Jen is running the Half, so after I finish, I’m going to turn around and run the last part of her race with her. She too is more fit than she gives herself credit for; on Wed she did 8 x 400, all around 6:40 pace! I keep telling her that with a good year of training, she could be a real contender. Convincing her has been a tougher sell, however 🙂

Well, that’s it for now. Wish us luck and stay tuned here and on FB for tomorrow’s results!



Yesterday afternoon, I ran home under a great big blue sky of spring Alaska sun. It was 50F and there was just enough breeze to remind you’re just a few degrees off the Arctic Circle. I will say, this was exactly the type of run I looked forward to around Dec 21st, as I pulled on layer over layer and prepared for yet another run into the inky darkness with only my headlamp for company.

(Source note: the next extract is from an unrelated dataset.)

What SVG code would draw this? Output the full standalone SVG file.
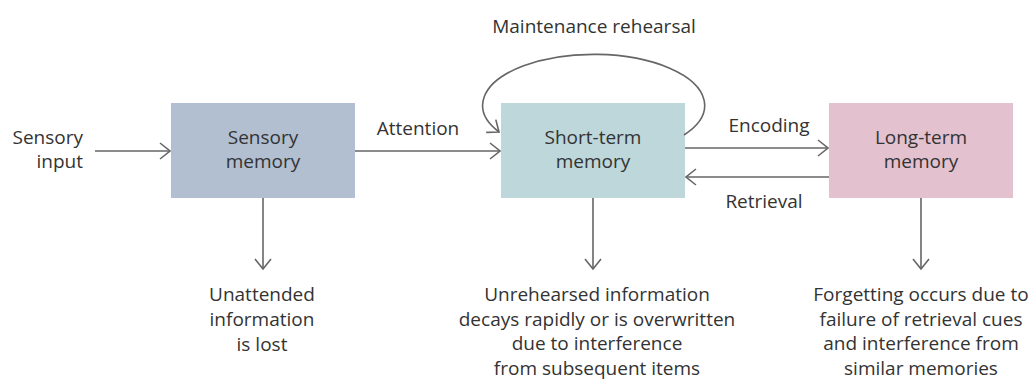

I also spent the first mile yesterday hobbling like a geriatric. There just is never a smartphone video camera around when you need it; I would have loved to capture that first mile. Honestly, I had to smile despite the morbidity residing in my quads. It didn’t get a whole lot better, either. Any stop or sudden deceleration was plain old painful. On top of it all, the fuel tank was a little low. 6.5 in the morning + 10.0 home in the afternoon = need for lots of calories. About a mile from home, the magnificent Tordrillo Range spilling sunshine and cloud break off my right shoulder, I stopped, stretched my tight calves, and honestly considered calling Jen for a ride home. By the time I made it through the door, all I could think about was food. I sat down in the pantry, ate half a bag of crappy snack mix, two handfuls of almonds, some kind of Japanese energy squeezy-thing and followed it up with a recovery shake. Gross.

If this sounds heinous to you and makes you wonder why I do this day after day, you’re getting it. The fact is, anyone who only has good things to say about running either a) runs less than he/she claims or b) is attempting to sell you something. Like fish oil. Or the “only running app you’ll ever need.”

Kneeling on the altar of the Great Truth Machine

The truth of it all: like John L. Parker put it in Once a Runner, running is “all joy and woe.” There are days when everything clicks and output is which despite effort being low, and those are the rare treasures. Everything else is the true substance of running, and it might hurt, but boy it hurts so good. Yesterday was just another reminder of why I love to run. It sucked starting a ten miler understanding that it was going to be a long, slow sufferfest. But man, it was awesome to be out there enjoying the vernal sunlight and to know that the more I hurt today, the stronger I become tomorrow.